Australians are sweltering through one of the worst heatwaves for years, with temperatures well above 40C in some places.
Much of the country will be on alert for bushfires this weekend as temperatures reach record levels.
Adelaide in southern Australia registered a top temperature of 45C (113 Fahrenheit) on Friday, its fourth-hottest day on record.
Around 80% of the country has been affected by the mass of hot air spreading east from Western Australia.
Emergency services warned of the risk of bushfires that could threaten homes and farms and health officials are urging people to drink plenty of water and stay out of the heat.
Experts say the last time such large areas of the country experienced similar heat was in 2001.

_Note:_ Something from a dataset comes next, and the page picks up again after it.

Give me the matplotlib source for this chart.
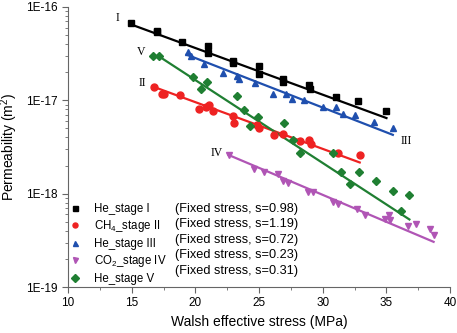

John Nairn, of The Bureau of Meteorology, said that while heatwaves are a normal part of the Australian summer, the current blast is unusual for the large area it is covering.

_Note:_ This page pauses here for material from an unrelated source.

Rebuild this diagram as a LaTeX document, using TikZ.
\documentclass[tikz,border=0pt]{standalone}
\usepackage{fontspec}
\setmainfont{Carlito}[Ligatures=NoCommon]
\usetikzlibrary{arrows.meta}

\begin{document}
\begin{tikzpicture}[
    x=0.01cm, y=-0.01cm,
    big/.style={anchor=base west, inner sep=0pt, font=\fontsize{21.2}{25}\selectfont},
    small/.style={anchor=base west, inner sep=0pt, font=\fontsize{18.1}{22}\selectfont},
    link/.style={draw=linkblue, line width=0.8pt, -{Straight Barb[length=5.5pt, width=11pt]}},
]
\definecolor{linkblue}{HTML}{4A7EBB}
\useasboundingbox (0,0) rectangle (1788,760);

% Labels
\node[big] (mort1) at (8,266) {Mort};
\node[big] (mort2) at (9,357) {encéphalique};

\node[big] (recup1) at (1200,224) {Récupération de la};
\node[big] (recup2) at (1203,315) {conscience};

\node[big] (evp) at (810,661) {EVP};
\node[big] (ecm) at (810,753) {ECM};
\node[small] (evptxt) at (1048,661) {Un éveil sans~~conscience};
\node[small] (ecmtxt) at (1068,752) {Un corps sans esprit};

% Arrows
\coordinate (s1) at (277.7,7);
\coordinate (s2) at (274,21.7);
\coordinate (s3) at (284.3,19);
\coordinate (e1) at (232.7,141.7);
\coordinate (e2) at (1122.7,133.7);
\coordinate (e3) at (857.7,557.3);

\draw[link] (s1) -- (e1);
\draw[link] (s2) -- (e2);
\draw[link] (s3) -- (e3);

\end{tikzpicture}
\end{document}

Among the hottest parts of the country on Friday were Wudinna, on South Australia's Eyre Peninsula, which hit 48.2C. Hobart reached a record 41.8C - one degree hotter than the record set in 1976.

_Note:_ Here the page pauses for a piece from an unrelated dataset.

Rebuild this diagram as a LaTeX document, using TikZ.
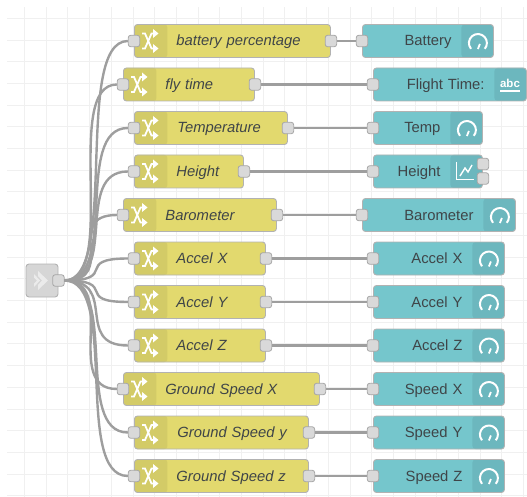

Tasmania Fire Service chief officer Mike Brown told a news conference they reached "catastrophic fire danger ratings" at times during Friday afternoon, with up to 40 fires burning around the state.
The bureau of meteorology told The Australian that the scorching heat bearing down across many states will continue "unabated" well into next week.
Prime Minister Julia Gillard has called on people to be careful.
"Take care and stay safe as we face extreme heat around our nation. Listen to warnings on the high bushfire risk. JG," she tweeted.
Police have also warned that leaving children, elderly people or pets unattended in cars could prove fatal in the hot weather.